The plight of these people is pretty dire. By comparison we lonely pair are managing pretty well. Plenty like us are acknowledged as high risk of mental health issues, or financial strain, or both. Our biggest sacrifice is just the one shared with the family we do not get to see. The frustration, five years on, is that the medical solution has been available in other countries for several years. For context, the key issue hampering this category of people is that vaccines will not work, because immuno-suppression drugs are stopping the prompted normal immune system response. The solution to this dampening effect is a prophylactic injection; meaning the antibodies a vaccine prompts the body to create are instead injected straight into the patient. Well over two years ago a prophylactic product called Evusheld was released, today the upgraded version is Sipavibart.
The plight of these people is also totally of the UK Government’s own making. Specific to the UK, two key factors continue to be against us. Firstly, these injections are prohibitively expensive. It costs £6,000 a go every six months. Secondly, as the virus mutates, the approved drugs can become out-of-date, and the UK is very slow to respond. Compared to the rest of Europe and North America, the UK approvals lack urgency. Access to these drugs is also much more limited. HM Government hides behind The National Institute for Health and Care Excellence (NICE), who take far longer to do their checks than elsewhere {example here}. As campaign groups confirm, this delay is what happened to Evusheld – “Evusheld was assessed by NICE in January 2023, but by the time the lengthy process concluded, it was deemed ineffective against the current COVID-19 variants” {explained here}. Despite both issues, prophylactics are now a permanent marvel of medical progress set free upon the world, and our best hope here in the UK.

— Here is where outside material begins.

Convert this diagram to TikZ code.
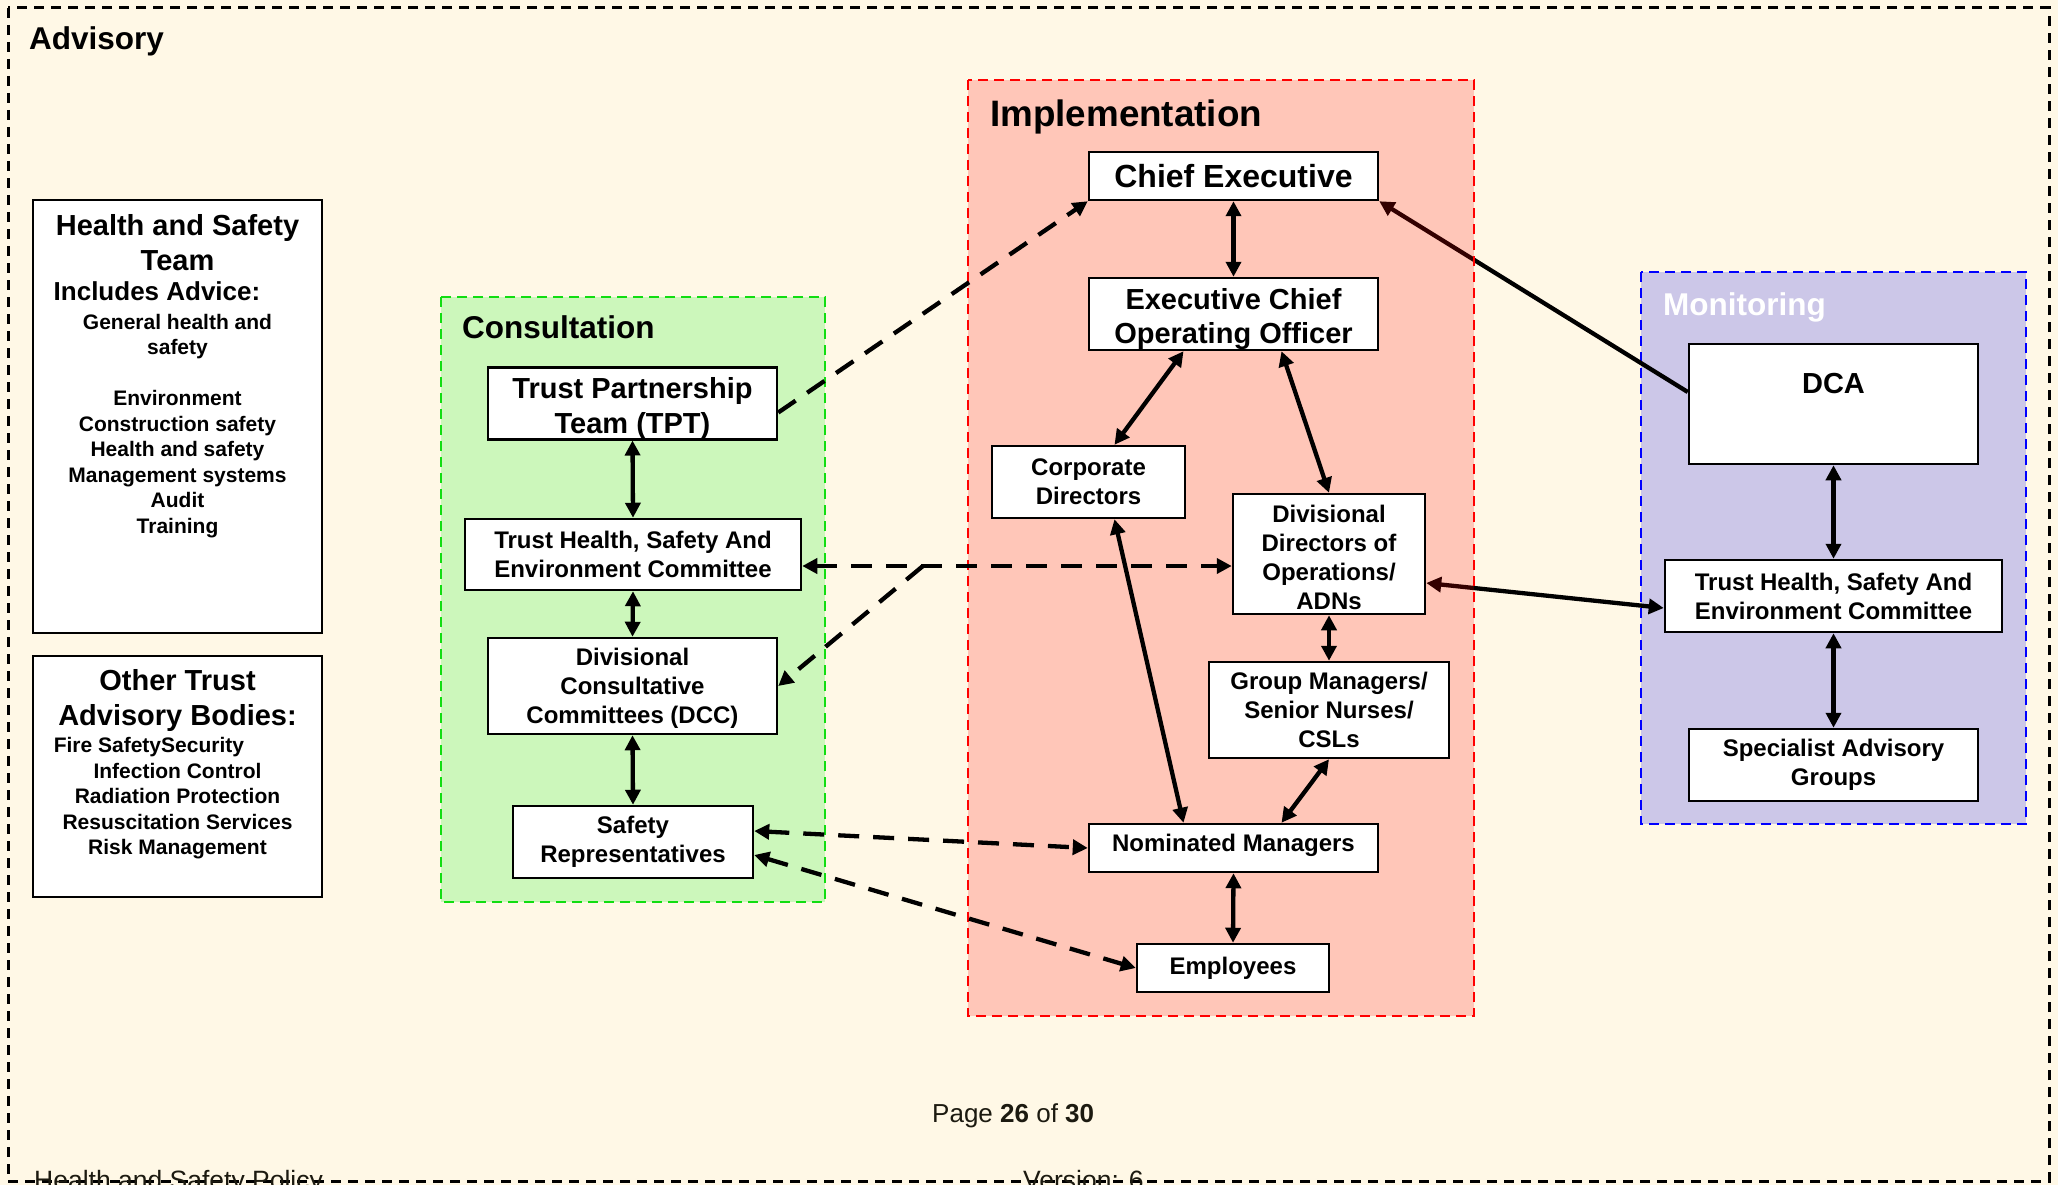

At the level of the individual, I am confident this will be our last anniversary. I will be paying taxes again soon, having kept busy whilst stuck at home by doing a full time PhD. These drugs will mean I can plan to escape back into the workplace and, if I must, I will find means to be paying outrageous private medical bills as I go. I can also then work at repaying debts to my family and society. That is fine for my wife and I. Others may not be so lucky for so-long-as HM Government keeps pretending they are not home.